Records contained in a dataset
########################################

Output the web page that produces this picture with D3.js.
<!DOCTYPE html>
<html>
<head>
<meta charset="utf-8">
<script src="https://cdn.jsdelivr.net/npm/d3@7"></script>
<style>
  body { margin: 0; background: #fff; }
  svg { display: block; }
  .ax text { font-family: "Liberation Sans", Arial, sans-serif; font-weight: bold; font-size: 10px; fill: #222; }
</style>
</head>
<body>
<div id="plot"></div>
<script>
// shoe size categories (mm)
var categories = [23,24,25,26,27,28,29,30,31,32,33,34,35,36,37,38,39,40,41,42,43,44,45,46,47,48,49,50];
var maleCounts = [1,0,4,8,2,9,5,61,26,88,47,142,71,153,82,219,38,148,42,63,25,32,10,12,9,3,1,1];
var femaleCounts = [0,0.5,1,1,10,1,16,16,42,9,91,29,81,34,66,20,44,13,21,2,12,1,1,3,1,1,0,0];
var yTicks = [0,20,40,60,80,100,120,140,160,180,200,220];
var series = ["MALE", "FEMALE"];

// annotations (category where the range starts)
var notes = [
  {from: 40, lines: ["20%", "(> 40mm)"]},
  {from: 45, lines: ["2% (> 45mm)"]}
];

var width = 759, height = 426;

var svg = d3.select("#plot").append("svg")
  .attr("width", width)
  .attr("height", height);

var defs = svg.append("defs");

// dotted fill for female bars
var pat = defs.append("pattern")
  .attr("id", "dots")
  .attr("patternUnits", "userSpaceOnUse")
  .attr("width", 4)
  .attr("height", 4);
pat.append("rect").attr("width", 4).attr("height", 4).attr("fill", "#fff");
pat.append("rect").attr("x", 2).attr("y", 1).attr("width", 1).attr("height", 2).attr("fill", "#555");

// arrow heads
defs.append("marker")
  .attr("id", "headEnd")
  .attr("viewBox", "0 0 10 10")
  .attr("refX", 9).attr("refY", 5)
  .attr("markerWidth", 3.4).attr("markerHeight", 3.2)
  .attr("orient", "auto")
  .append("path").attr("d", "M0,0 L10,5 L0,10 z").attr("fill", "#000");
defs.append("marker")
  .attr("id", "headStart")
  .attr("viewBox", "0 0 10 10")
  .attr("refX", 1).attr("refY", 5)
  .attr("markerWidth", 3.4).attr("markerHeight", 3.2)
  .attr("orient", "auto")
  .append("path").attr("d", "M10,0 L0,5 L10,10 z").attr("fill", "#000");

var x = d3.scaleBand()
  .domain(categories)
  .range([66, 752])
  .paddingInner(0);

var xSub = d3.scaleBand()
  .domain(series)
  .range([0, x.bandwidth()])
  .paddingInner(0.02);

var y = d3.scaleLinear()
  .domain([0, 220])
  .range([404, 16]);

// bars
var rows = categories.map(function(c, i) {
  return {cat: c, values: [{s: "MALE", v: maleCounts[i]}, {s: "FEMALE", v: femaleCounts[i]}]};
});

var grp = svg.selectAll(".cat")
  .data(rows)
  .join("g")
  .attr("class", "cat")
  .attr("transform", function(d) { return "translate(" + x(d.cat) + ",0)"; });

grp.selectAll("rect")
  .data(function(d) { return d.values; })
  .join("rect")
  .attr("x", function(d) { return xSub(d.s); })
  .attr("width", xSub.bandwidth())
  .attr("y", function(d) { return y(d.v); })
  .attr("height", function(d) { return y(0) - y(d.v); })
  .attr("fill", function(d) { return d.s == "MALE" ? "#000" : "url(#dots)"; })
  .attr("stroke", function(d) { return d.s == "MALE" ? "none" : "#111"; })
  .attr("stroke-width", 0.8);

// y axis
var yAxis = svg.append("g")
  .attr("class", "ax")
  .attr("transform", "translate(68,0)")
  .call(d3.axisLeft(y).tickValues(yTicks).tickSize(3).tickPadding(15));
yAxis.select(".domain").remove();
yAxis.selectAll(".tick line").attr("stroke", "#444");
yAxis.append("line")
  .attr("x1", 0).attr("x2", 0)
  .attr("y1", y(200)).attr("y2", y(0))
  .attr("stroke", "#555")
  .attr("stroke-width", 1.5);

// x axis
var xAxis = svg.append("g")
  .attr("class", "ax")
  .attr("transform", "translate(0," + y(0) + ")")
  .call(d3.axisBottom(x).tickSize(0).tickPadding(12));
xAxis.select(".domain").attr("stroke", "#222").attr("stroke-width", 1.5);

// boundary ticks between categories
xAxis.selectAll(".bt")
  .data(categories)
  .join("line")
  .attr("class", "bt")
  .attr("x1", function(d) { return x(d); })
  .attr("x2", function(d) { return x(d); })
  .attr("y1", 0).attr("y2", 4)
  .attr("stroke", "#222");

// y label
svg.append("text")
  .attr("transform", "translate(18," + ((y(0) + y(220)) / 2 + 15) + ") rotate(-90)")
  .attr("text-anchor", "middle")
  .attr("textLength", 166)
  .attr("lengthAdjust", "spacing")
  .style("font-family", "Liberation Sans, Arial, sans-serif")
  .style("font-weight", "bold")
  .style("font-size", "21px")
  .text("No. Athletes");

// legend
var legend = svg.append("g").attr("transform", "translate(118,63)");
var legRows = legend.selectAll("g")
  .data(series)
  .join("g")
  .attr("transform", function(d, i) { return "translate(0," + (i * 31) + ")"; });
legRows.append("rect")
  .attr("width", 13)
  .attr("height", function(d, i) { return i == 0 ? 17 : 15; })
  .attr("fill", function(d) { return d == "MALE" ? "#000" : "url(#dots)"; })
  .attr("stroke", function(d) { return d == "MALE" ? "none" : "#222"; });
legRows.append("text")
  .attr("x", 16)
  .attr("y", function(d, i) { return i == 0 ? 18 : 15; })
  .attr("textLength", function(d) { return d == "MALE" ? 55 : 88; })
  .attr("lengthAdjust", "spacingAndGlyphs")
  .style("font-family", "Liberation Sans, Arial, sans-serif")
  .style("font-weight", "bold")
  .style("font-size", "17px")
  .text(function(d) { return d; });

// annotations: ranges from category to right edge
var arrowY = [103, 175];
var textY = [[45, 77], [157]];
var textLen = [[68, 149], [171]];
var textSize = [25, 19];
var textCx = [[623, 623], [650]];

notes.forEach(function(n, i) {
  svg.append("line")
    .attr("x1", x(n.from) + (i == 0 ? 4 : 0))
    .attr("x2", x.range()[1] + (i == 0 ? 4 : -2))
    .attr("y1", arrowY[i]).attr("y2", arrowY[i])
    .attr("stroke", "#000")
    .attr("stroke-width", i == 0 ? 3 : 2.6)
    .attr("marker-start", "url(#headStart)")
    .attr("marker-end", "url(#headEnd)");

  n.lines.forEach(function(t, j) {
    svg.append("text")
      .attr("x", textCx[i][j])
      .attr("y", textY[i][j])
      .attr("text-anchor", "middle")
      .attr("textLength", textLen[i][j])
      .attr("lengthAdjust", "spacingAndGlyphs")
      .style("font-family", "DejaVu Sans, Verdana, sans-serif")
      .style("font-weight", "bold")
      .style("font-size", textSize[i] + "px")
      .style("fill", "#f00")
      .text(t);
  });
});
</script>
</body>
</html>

########################################

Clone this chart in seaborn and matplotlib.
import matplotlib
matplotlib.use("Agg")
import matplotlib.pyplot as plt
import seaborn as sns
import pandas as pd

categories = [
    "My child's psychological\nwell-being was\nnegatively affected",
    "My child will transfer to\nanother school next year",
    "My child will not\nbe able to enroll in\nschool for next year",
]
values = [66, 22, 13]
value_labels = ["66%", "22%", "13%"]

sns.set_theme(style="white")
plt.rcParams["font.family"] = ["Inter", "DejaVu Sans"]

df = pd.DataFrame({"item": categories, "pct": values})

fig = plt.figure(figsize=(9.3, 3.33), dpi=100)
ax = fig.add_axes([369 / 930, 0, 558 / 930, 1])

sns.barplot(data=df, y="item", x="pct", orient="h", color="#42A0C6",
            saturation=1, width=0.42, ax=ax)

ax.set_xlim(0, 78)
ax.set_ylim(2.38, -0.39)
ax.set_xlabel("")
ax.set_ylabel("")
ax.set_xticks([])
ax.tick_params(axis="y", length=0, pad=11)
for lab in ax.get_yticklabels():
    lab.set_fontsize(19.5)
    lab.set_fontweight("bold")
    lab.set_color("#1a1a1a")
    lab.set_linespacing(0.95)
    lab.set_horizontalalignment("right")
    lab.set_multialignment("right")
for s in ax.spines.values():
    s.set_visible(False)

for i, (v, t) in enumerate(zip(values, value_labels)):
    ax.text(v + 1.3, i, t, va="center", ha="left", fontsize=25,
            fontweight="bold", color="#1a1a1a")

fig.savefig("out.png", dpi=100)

########################################

What is required >>
Look through the entries above; copy each line where the string "this" appears.

Task result >>
Output the web page that produces this picture with D3.js.
Clone this chart in seaborn and matplotlib.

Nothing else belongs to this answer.